The Global City is now a broad discourse that involves policy makers, city politicians, urbanists, cultural researchers, architects and artists, designers and media entrepreneurs. Why is it that the world's major cities have become the places, sites and platforms for the world's most important cultural (and social) innovations? Moreover, during the last decade or more every major city is now employing 'cultural' policies for urban economic and social development - creative industries, creative city, cultural city, media city, smart (sustainable) city, cultural quarters, public art, contemporary art biennale's, festivals, city brands, are now all common terms for city policy makers. Competition between cities within the global cultural tourism arena is now rife and intense. The city has become an experimental laboratory for cultural policies, both explicit and implicit, but is also generating profound problems on the 'instrumentalisation' of culture. Can we really use culture and the arts to make a 'place' more socially and economically productive?

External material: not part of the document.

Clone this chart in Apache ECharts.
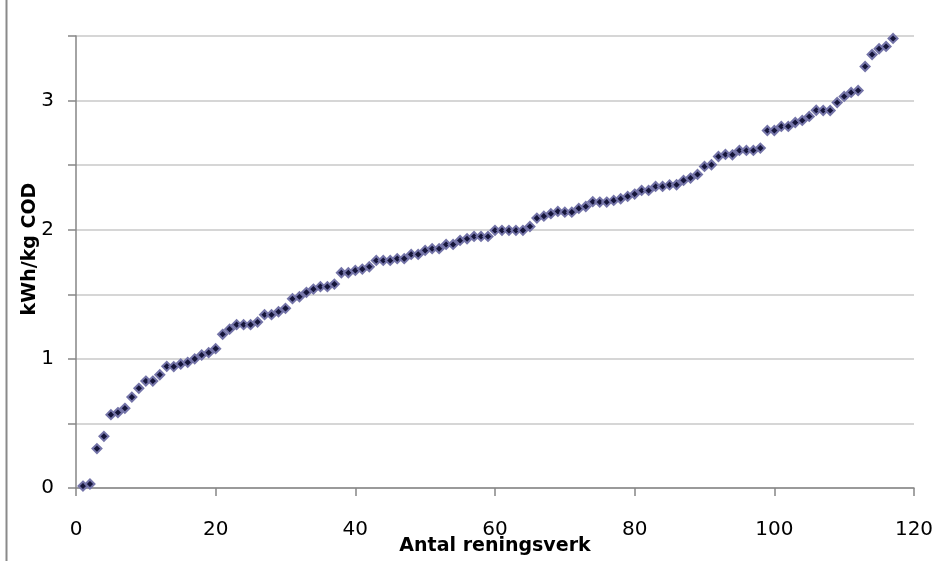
<!DOCTYPE html>
<html>
<head>
<meta charset="utf-8">
<script src="https://cdn.jsdelivr.net/npm/echarts@6/dist/echarts.min.js"></script>
<style>
html,body{margin:0;padding:0;background:#fff;}
#c{width:937px;height:561px;}
</style>
</head>
<body>
<div id="c"></div>
<script>
// Sorted values, kWh/kg COD, one per treatment plant (x = 1..117)
const values = [
  0.015, 0.031, 0.305, 0.400, 0.568, 0.584, 0.617, 0.704, 0.772, 0.828,
  0.828, 0.877, 0.942, 0.940, 0.960, 0.973, 1.000, 1.030, 1.048, 1.079,
  1.190, 1.230, 1.265, 1.265, 1.265, 1.285, 1.342, 1.342, 1.365, 1.391,
  1.466, 1.481, 1.515, 1.540, 1.559, 1.559, 1.579, 1.667, 1.667, 1.685,
  1.695, 1.713, 1.762, 1.762, 1.762, 1.776, 1.776, 1.809, 1.809, 1.840,
  1.853, 1.853, 1.886, 1.886, 1.917, 1.930, 1.948, 1.948, 1.948, 1.995,
  1.995, 1.995, 1.995, 1.995, 2.025, 2.090, 2.105, 2.124, 2.142, 2.136,
  2.136, 2.165, 2.180, 2.217, 2.214, 2.214, 2.227, 2.240, 2.258, 2.276,
  2.304, 2.304, 2.335, 2.335, 2.347, 2.348, 2.382, 2.400, 2.428, 2.490,
  2.503, 2.567, 2.583, 2.580, 2.614, 2.614, 2.614, 2.632, 2.768, 2.768,
  2.800, 2.800, 2.830, 2.846, 2.877, 2.925, 2.923, 2.923, 2.985, 3.032,
  3.063, 3.078, 3.264, 3.357, 3.401, 3.419, 3.481
];
const plantIndex = values.map((v, i) => i + 1);
const xTicks = [0, 20, 40, 60, 80, 100, 120];
const yTickLabels = [0, 1, 2, 3];
const xTitle = 'Antal reningsverk';
const yTitle = 'kWh/kg COD';

const points = plantIndex.map((x, i) => [x, values[i]]);

const chart = echarts.init(document.getElementById('c'), null, {renderer: 'canvas'});
const axisColor = '#868686';
chart.setOption({
  animation: false,
  backgroundColor: '#ffffff',
  grid: {left: 76, right: 23, top: 36, bottom: 73, containLabel: false, outerBoundsMode: 'none'},
  xAxis: {
    type: 'value',
    min: xTicks[0], max: xTicks[xTicks.length - 1], interval: 20,
    name: xTitle,
    nameLocation: 'middle',
    nameGap: 49,
    nameMoveOverlap: false,
    nameTextStyle: {fontFamily: 'DejaVu Sans', fontWeight: 'bold', fontSize: 19, color: '#000'},
    axisLine: {show: true, onZero: false, lineStyle: {color: axisColor, width: 1.5}},
    axisTick: {show: true, length: 8, inside: false, lineStyle: {color: axisColor, width: 1.5}},
    axisLabel: {margin: 32, fontFamily: 'DejaVu Sans', fontSize: 20, color: '#000',
      formatter: v => xTicks.includes(v) ? String(v) : ''},
    splitLine: {show: false}
  },
  yAxis: {
    type: 'value',
    min: 0, max: 3.5, interval: 0.5,
    axisLine: {show: true, lineStyle: {color: axisColor, width: 1.5}},
    axisTick: {show: true, length: 8, inside: false, lineStyle: {color: axisColor, width: 1.5}},
    axisLabel: {margin: 22, fontFamily: 'DejaVu Sans', fontSize: 20, color: '#000',
      formatter: v => yTickLabels.includes(v) ? String(v) : ''},
    splitLine: {show: true, lineStyle: {color: '#c8c8c8', width: 1.5}}
  },
  graphic: [
    {type: 'line', shape: {x1: 6.5, y1: 0, x2: 6.5, y2: 561}, style: {stroke: '#8a8a8a', lineWidth: 2}},
    {type: 'text', x: 30, y: 249, rotation: Math.PI / 2,
      style: {text: yTitle, fontFamily: 'DejaVu Sans', fontWeight: 'bold', fontSize: 19, fill: '#000',
        textAlign: 'center', textVerticalAlign: 'middle'}}
  ],
  series: [{
    type: 'scatter',
    data: points,
    symbol: 'diamond',
    symbolSize: 9,
    itemStyle: {color: '#15153a', borderColor: '#7474a8', borderWidth: 2, opacity: 1}
  }]
});
</script>
</body>
</html>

The Global City discourse is interdisciplinary and involves crossing the fields of cultural policy and cultural politics, cities and urban policy, urban geography, creative economy and entrepreneurship, and International Development. The latter of these, International Development, is the framework adopted by this module, particularly where development policy and theory has been generated through cultural policy, cultural rights and creative economy frameworks. What does it mean to call a city 'creative', and how does creativity actively 'develop' a new kind of city, active citizenship, exciting public spaces, artistic enterprises, design, fashion and media? What does this mean for megacities or slum cities with few resources and huge political or social challenges? This module will explore global urbanisation, how cities have change, and how the arts and culture are being employed all over the world in 'developing' new kinds of cities.
This module is field-work based (with eight weeks in London), over half is directed by the module tutor and the rest indepdendent student group work.